Wednesday, October 10, 2007

Every Conceivable Thing Counts As Evidence For, No Conceivable Thing Counts As Evidence Against

Good critique.

excerpt:

[T]he final sentence of the paper:

The characterization of copy number variation among humans and between humans and other primates promises considerable insight into our evolutionary history.

So are these evolutionary inferences, as distinct from the actual data on comparative genetics of salivary amylases, good science? To answer this question, I ask Dr. Packer to permit me a little speculation. Imagine that the data on human and ape amylase gene copy number and variation were different from the data compiled by the authors. Of course the data could take any of a number of permutations — humans could have had fewer copies of salivary enzymes than apes, or less copy number variation, etc. What inferences could be drawn?

What if humans had low salivary amylase gene copy number, and apes had high copy number? How could the authors invoke evolutionary theory to explain these observations? The authors could assert that human vulnerability (our relative inability to digest tubers) led to a need for interdependence and socialization to ensure survival, and gave rise to human cooperation, altruism, language, and civilization. This is of course explained by natural selection. The press release: ‘We Were Weak, So Now We’re Strong: Evolutionary scientists report groundbreaking research on how an evolutionary vulnerability led to the emergence of humans...’

What if humans had low intraspecies salivary amylase copy variation, and apes had high intraspecies variation? No problem. The evolutionary theory: low human intraspecies copy variation is evidence for strong evolutionary conservation — providing further evidence that human ability to digest tubers provided enhanced energy for evolutionary adaptation or that human vulnerability (inability to digest tubers) generated a need for interdependence, gave rise to cooperation, brain growth, altruism, language, and civilization. Natural selection is consistent with either of the evolutionary hypotheses! The press release: ‘Old Genes Are Good Genes!: Scientists make groundbreaking discovery linking surfeit (or lack) of critical enzymes in saliva to human evolution and world domination...’

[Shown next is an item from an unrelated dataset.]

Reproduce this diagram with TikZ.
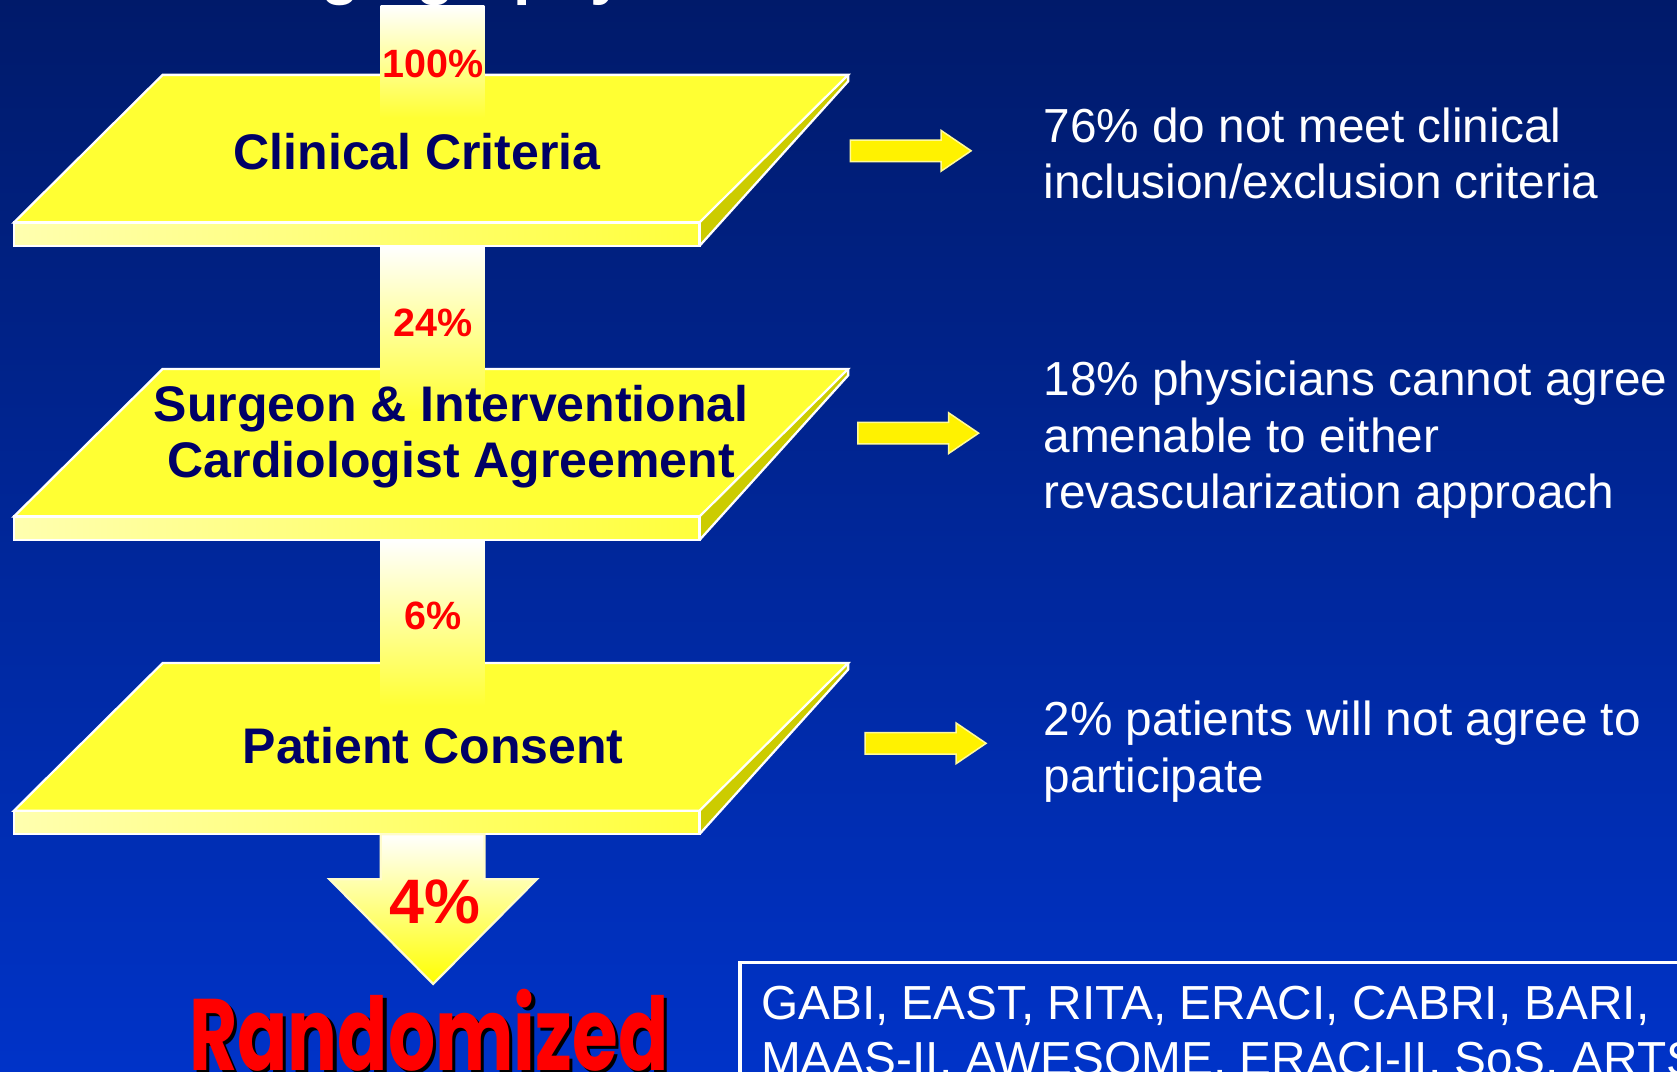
\documentclass[tikz,border=0pt]{standalone}
\usepackage{fontspec}
\setmainfont{Liberation Sans}
\newfontfamily\roundfont{Poppins}
\usetikzlibrary{calc}

\definecolor{bgtop}{RGB}{0,26,106}
\definecolor{bgbot}{RGB}{0,51,200}
\definecolor{navytext}{RGB}{0,0,102}
\definecolor{slabtop}{RGB}{255,255,51}
\definecolor{slabside}{RGB}{204,204,0}
\definecolor{frontleft}{RGB}{255,255,175}
\definecolor{frontright}{RGB}{255,255,60}
\definecolor{pctred}{RGB}{255,0,0}

\tikzset{
  boxlabel/.style={font=\bfseries\fontsize{13.3}{14.8}\selectfont, text=navytext, align=center, inner sep=0pt},
  pct/.style={font=\bfseries\fontsize{10.5}{12}\selectfont, text=pctred, inner sep=0pt},
  sidetext/.style={font=\fontsize{12.7}{15.0}\selectfont, text=white, align=left, anchor=north west, inner sep=0pt},
  outline/.style={draw=white, line width=0.6pt},
  result/.style={font=\roundfont\bfseries\fontsize{27}{30}\selectfont, anchor=base, xscale=0.73, inner sep=0pt}
}

\begin{document}
\begin{tikzpicture}[x=0.01cm, y=-0.01cm]
  \useasboundingbox (0,0) rectangle (1568,1002);
  \clip (0,0) rectangle (1568,1002);

  % Background
  \shade[top color=bgtop, bottom color=bgbot] (0,0) rectangle (1568,1002);

  % Title, cut off at the top
  \node[font=\bfseries\fontsize{16.7}{20}\selectfont, text=white, anchor=base west, inner sep=0pt] (title) at (222,-7) {Angiography};

  % Slabs
  \foreach \t in {70,345,620} {
    \fill[slabtop] (152,\t) -- (793,\t) -- (654,\t+138) -- (13,\t+138) -- cycle;
    \shade[left color=frontleft, right color=frontright] (13,\t+138) rectangle (654,\t+160);
    \fill[slabside] (793,\t) -- (793,\t+6) -- (654,\t+160) -- (654,\t+138) -- cycle;
    \draw[outline] (152,\t) -- (793,\t) -- (654,\t+138) -- (13,\t+138) -- cycle;
    \draw[outline] (13,\t+138) rectangle (654,\t+160);
    \draw[outline] (793,\t) -- (793,\t+6) -- (654,\t+160);
  }

  % Flow column
  \shade[top color=white, bottom color=slabtop] (356,5) rectangle (453,110);
  \shade[top color=white, bottom color=slabtop] (356,230) rectangle (453,385);
  \shade[top color=white, bottom color=slabtop] (356,505) rectangle (453,660);

  % Down arrow
  \shade[top color=white, bottom color=yellow, draw=white!80!yellow, line width=0.6pt]
    (356,780) -- (453,780) -- (453,822) -- (502,822) -- (405,920) -- (308,822) -- (356,822) -- cycle;

  % Side arrows
  \foreach \x/\y in {795/141, 802/405, 809/695} {
    \fill[yellow, draw=white!60!yellow, line width=0.4pt]
      (\x,\y-10) -- (\x+85,\y-10) -- (\x+85,\y-19) -- (\x+113,\y) -- (\x+85,\y+19) -- (\x+85,\y+10) -- (\x,\y+10) -- cycle;
  }

  % Labels
  \node[boxlabel] (clinical) at (390,142) {Clinical Criteria};
  \node[boxlabel] (agree) at (422,408) {Surgeon \& Interventional\\Cardiologist Agreement};
  \node[boxlabel] (consent) at (405,697) {Patient Consent};

  \node[pct] (p100) at (405,60) {100\%};
  \node[pct] (p24) at (405,302) {24\%};
  \node[pct] (p6) at (405,576) {6\%};
  \node[pct, font=\bfseries\fontsize{16.7}{18}\selectfont] (p4) at (407,843) {4\%};

  % Result
  \node[result, text=black] (randshadow) at (404,1004) {Randomized};
  \node[result, text=pctred] (rand) at (401,1001) {Randomized};

  % Reasons
  \node[sidetext] (drop1) at (975,100) {76\% do not meet clinical\\inclusion/exclusion criteria};
  \node[sidetext] (drop2) at (975,337) {18\% physicians cannot agree\\amenable to either\\revascularization approach};
  \node[sidetext] (drop3) at (975,655) {2\% patients will not agree to\\participate};

  % Trials
  \draw[white, line width=1pt] (692,900) rectangle (1600,1100);
  \node[sidetext] (trials) at (711,921) {GABI, EAST, RITA, ERACI, CABRI, BARI,\\MAAS-II, AWESOME, ERACI-II, SoS, ARTS};
\end{tikzpicture}
\end{document}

What if humans and apes both had high salivary amylase gene copy numbers? The evolutionary explanation: abundant salivary amylase was essential for human and ape evolution, because it allowed digestion of energy-rich tubers, thereby facilitating human and ape brain growth and giving rise to intraspecies cooperation and altruism. More evidence for natural selection! The press release: ‘Scientists Discover What Makes All Primates’ Mouths Water…”

What if humans and apes both had low salivary amylase copy numbers? The evolutionary explanation: paucity of salivary amylase is essential for human and ape evolution — lack of ability to digest energy-rich tubers caused need for interdependence gave rise to ape cooperation, and to human brain evolution, altruism, language, civilization. Clear evidence for natural selection! Press release: Hard Times Make Good Species: Could world domination have begun in the cheeks…”

Perry et al.’s inference to natural selection is irrelevant to the specific data in their paper. ‘Natural selection’ could be invoked for any permutation of their data. Yet in science, inferences must depend on data, and must be subject to falsification by data. Inferences that are independent of data, such as the inference that amylase gene copy number and variation are explained by natural selection, aren’t scientific inferences at all, because the inference to selection could be drawn from any data on the comparative genetics of salivary enzymes. Of course, individual stories as to how the adaptation arose can be adjusted to fit data, but the fundamental inference to ‘natural selection’ is untested.

At the core of Darwin’s theory of evolution are two hypotheses: heritable variation arose randomly, without teleology, and individuals that were rendered more reproductively successful by heritable variation were more reproductively successful. When applied to several-million-year-old genes for salivary enzymes, the first hypothesis — that heritable variation arose without teleology — is untested, and the second inference — that reproductively successful individuals are reproductively successful — is a tautology. The inference to ‘evolution’ in the authors’ paper is an inference to the untested and to the tautological. The authors would have us believe that their inference to evolution is cutting-edge science. Yet the synthesis of ‘untested’ and ‘tautological’ isn’t science at all.

The authors would no doubt protest that some aspects of selection can be tested, and Dr. Packer points out that ‘robust’ statistical methods were applied to questions of positive selection, negative selection, and neutral drift. Yet what do these terms mean? Positive selection means the heritable variation helped, negative selection means it hurt, and neutral drift means it didn’t matter. Any heritable variation — non-teleological or teleological — would meet one of these three criteria, so how do the ‘robust’ statistical methods provide evidence for natural selection acting on random variation? One could apply the same ‘robust’ statistical methods to genetic engineering — some inserted genes improve a function, some hinder it, and some don’t matter. Yet one could not draw the inference that Darwin’s theory was at work — on the contrary, the variation was intelligently designed. Robust statistics don’t redeem unfounded inferences.